PROBLEM DESCRIPTION
Identify the lines holding "with" and copy them.

○ ○ ○ ○ ○ ○ ○

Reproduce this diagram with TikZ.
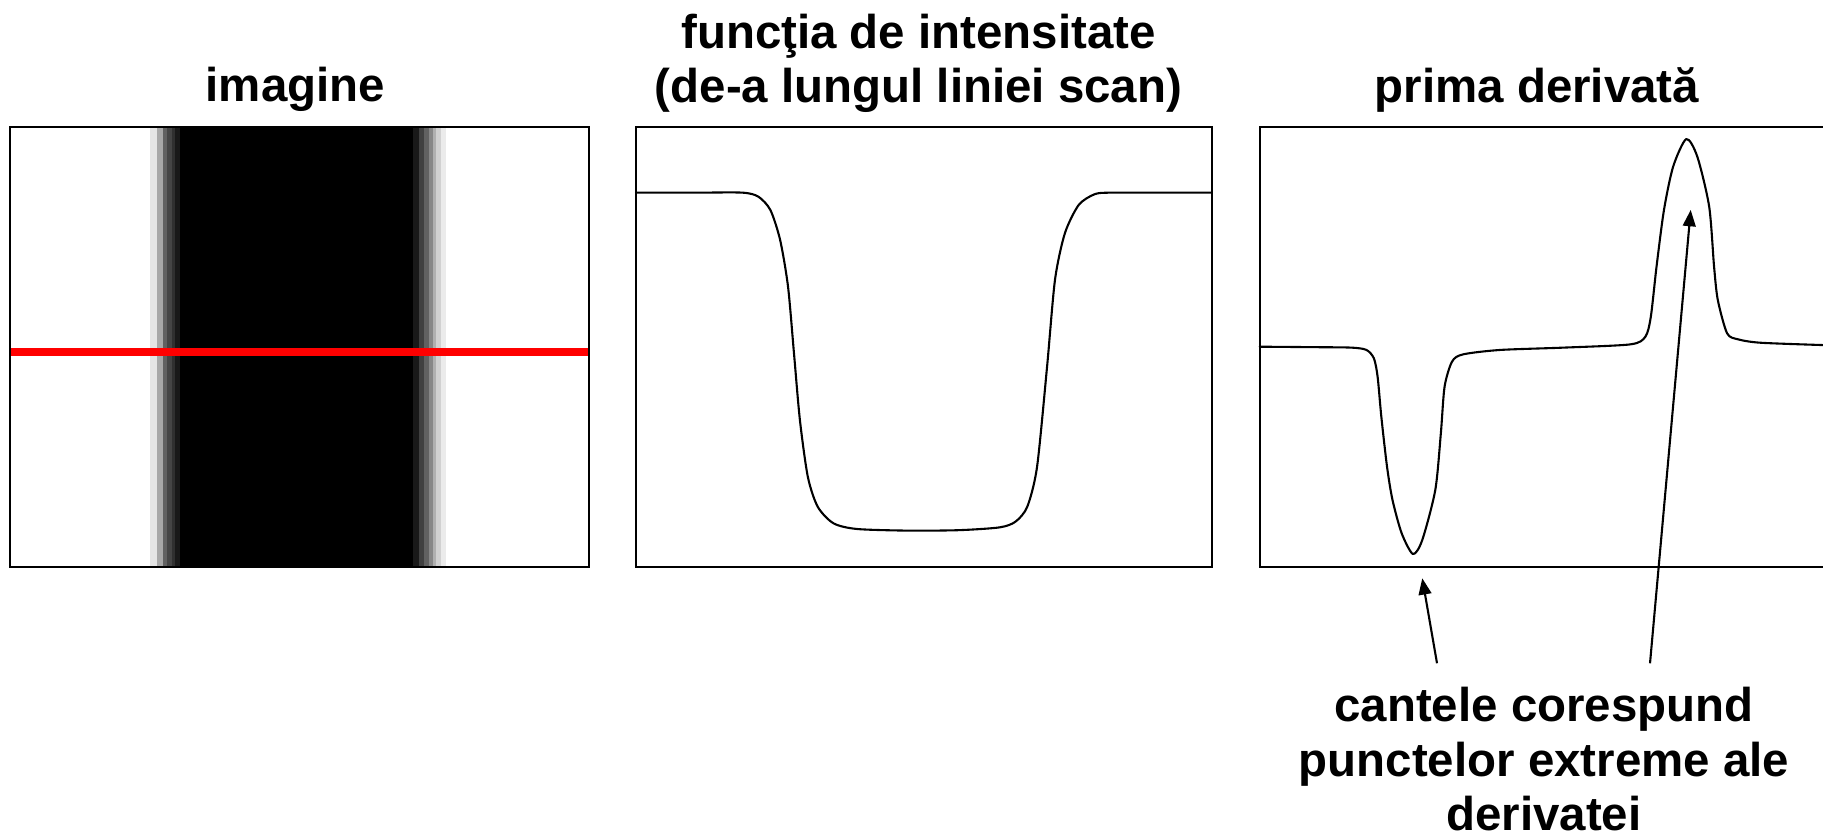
\documentclass[tikz,border=0pt]{standalone}
\usepackage{fontspec}
\setmainfont{Liberation Sans}
\usetikzlibrary{arrows.meta}
\begin{document}
\begin{tikzpicture}[x=1pt,y=-1pt,
  frame/.style={draw=black,line width=2pt},
  curve/.style={draw=black,line width=1.8pt,line join=round,line cap=round},
  title/.style={font=\fontsize{40.8}{46}\selectfont\bfseries,anchor=base,inner sep=0pt},
  pointer/.style={draw=black,line width=1.8pt,-{Triangle[length=14pt,width=11pt]}},
  scan/.style={draw=red,line width=7.2pt}]

\useasboundingbox (0,0) rectangle (1568,722);

% ---- panel 1: image of a dark vertical bar with blurred edges ----
\fill[black] (154,109.5) rectangle (355.6,487.4);
\foreach \a/\b/\g in {129/134.9/10, 134.7/140.6/34, 140.4/144.1/62, 143.9/147.8/73,
                      147.6/150.7/81, 150.5/154.4/90,
                      355.4/360.2/90, 360/364.7/75, 364.5/369/62, 368.8/372.5/47,
                      372.3/374.9/31, 374.7/379.2/18, 379/383.3/8}
  \fill[black!\g] (\a,109.5) rectangle (\b,487.4);
\draw[scan] (8.5,303) -- (506.8,303);
\draw[frame] (8.5,109.5) rectangle (506.8,487.4);

% ---- panel 2: intensity profile along the scan line ----
\draw[frame] (547,109.5) rectangle (1042.4,487.4);
\draw[curve] plot[smooth,tension=0.45] coordinates {
  (547,165.7) (600,165.7) (638.7,165.7) (652.3,169.2) (662.6,180.6) (671,206.4)
  (677.8,246.6) (682.9,303.7) (688,361.2) (694.8,410) (703.3,435.8) (716.9,450.1)
  (737.2,455) (781.5,456.4) (825,456) (859.8,453.6) (873.4,448.7) (883.6,435.8)
  (892,401.4) (900.6,315.4) (907.4,240.8) (915.9,200.7) (927.8,176.3) (941.4,167.1)
  (955,165.7) (1000,165.7) (1042.4,165.7)};

% ---- panel 3: first derivative ----
\draw[frame] (1568,109.5) -- (1083.5,109.5) -- (1083.5,487.4) -- (1568,487.4);
\draw[curve] plot[smooth,tension=0.45] coordinates {
  (1083.5,298.2) (1130,298.6) (1162.5,299) (1175.3,301) (1181.7,308.2) (1184.9,324)
  (1188.1,358.4) (1193,401.4) (1197.7,430) (1205.6,458.7) (1215.3,476.5)
  (1223.3,464.5) (1234.5,421.5) (1239.3,372.7) (1242.5,332.6) (1248.9,311.1)
  (1258.4,304.8) (1290.3,301) (1344.8,299) (1402.3,296.2) (1415.2,289.6)
  (1419.9,272.4) (1424.8,229.4) (1431.2,180.6) (1439.1,143.3) (1450.4,119.6)
  (1459.9,134.8) (1470.1,177.8) (1474.3,229.4) (1477.5,258) (1485.5,286.7)
  (1495.1,291.9) (1514.3,294.8) (1568,296.8)};

% ---- titles ----
\node[title] (timg)  at (254,87.5)  {imagine};
\node[title] (tfun)  at (790,41.5)  {funcţia de intensitate};
\node[title] (tscan) at (790,88)    {(de-a lungul liniei scan)};
\node[title] (tder)  at (1322,88.5) {prima derivată};

% ---- caption and pointers ----
\node[title] (c1) at (1328,621) {cantele corespund};
\node[title] (c2) at (1328,668) {punctelor extreme ale};
\node[title] (c3) at (1328,714.5) {derivatei};

\coordinate (tailmin) at (1236,570.5);
\coordinate (tipmin)  at (1223.3,497.4);
\coordinate (tailmax) at (1419.2,570.5);
\coordinate (tipmax)  at (1454.2,180.6);
\draw[pointer] (tailmin) -- (tipmin);
\draw[pointer] (tailmax) -- (tipmax);
\end{tikzpicture}
\end{document}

○ ○ ○ ○ ○ ○ ○

TASK RESULT
Reproduce this diagram with TikZ.
% ---- panel 1: image of a dark vertical bar with blurred edges ----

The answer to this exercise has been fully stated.